Zcash founder Zooko Wilcox delivered the sharpest one-liner — a single tweet noting he was looking forward to Dalio discovering Zcash. It's a clever jab at the privacy critique specifically, pointing out that privacy-preserving layer-1 alternatives exist. But as a rebuttal to the full argument, it's decorative rather than structural.
What struck me most is what nobody addressed directly: the central bank adoption numbers. Central banks globally purchased over 1,000 tonnes of gold in 2025 alone, and their total holdings sit around 36,000 tonnes. Bitcoin's share of central bank reserves remains below 1%. That's not a narrative gap — that's a measurable institutional reality that exists right now, independent of any future trajectory.
The quantum computing debate split down the middle. Saylor called it FUD. Kevin O'Leary, in the same week, called it a genuine systemic risk worth monitoring. Dalio's original framing was measured — he raised it as a non-trivial long-horizon concern, not an imminent threat. Dismissing it as FUD is the weakest position available because it doesn't engage with the asymmetry: gold has no equivalent cryptographic vulnerability, however distant, and Bitcoin does. That asymmetry doesn't have to matter now to still exist.

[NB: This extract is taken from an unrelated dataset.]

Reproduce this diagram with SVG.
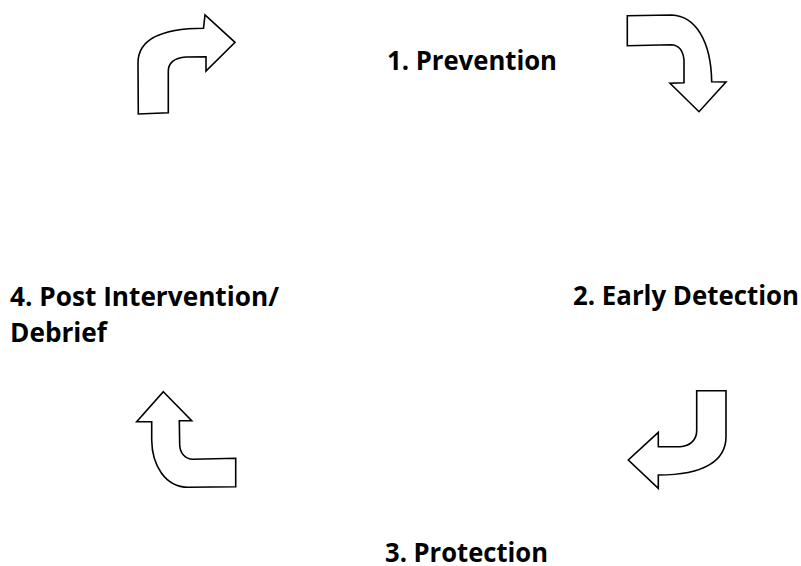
<svg xmlns="http://www.w3.org/2000/svg" width="801" height="566" viewBox="0 0 801 566">
<style>
.arrow{fill:#fff;stroke:#000;stroke-width:1.6;stroke-linejoin:miter}
.lbl{font-family:"Open Sans","Liberation Sans",sans-serif;font-weight:bold;font-size:26px;fill:#000}
</style>
<rect width="801" height="566" fill="#fff"/>
<g id="connectors">
<path id="arrow-top-left" class="arrow" d="M138.3,114 L138,63 C138,40 160,28.5 203.5,28.3 L205,15 L235,42.3 L206,71 L206,56.7 L186,57 C173,58 168,63 168.3,72 L168.3,112.7 Z"/>
<path id="arrow-top-right" class="arrow" d="M627.3,15.7 L671.7,15 C695,16 711,40 711.7,81.7 L726,82 L699,111.7 L670,83.3 L684,82.7 L684,60 C683,50 678,45 671,44.8 L627.3,45.7 Z"/>
<path id="arrow-bottom-right" class="arrow" d="M696.7,390.7 L726,390.7 L726,436.7 C726,460 705,475 658.3,475 L658.3,488.3 L628.3,460 L658.3,432.3 L658.3,446.7 L680,446.7 C690,446 697,440 696.7,430 Z"/>
<path id="arrow-bottom-left" class="arrow" d="M163.3,391.7 L191.7,420.7 L179.3,420.7 L179.7,445 C180,453 185,459 193,459.3 L235.7,458.3 L235.7,486.7 L188.3,487.3 C165,487 152,465 151.7,440 L151.7,421.7 L136.7,421.7 Z"/>
</g>
<g id="node-prevention"><text class="lbl" x="387" y="70" textLength="170" lengthAdjust="spacingAndGlyphs">1. Prevention</text></g>
<g id="node-early-detection"><text class="lbl" x="573" y="305" textLength="226" lengthAdjust="spacingAndGlyphs">2. Early Detection</text></g>
<g id="node-protection"><text class="lbl" x="385" y="562" textLength="163" lengthAdjust="spacingAndGlyphs">3. Protection</text></g>
<g id="node-post-intervention">
<text class="lbl" x="10" y="305.5" textLength="269" lengthAdjust="spacingAndGlyphs">4. Post Intervention/</text>
<text class="lbl" x="10" y="341.5" textLength="97" lengthAdjust="spacingAndGlyphs">Debrief</text>
</g>
</svg>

None of this means Dalio is right in full. His own portfolio still holds Bitcoin. His July recommendation was a 15% combined allocation to BTC or gold. His framing has always been about function versus price, and on the function question the debate is genuinely unresolved. But the crypto community's response — energetic, confident, and pulling in several different directions at once — made the "tired narratives" label feel more like a rallying cry than a refutation.
The argument is still open. That's the honest answer.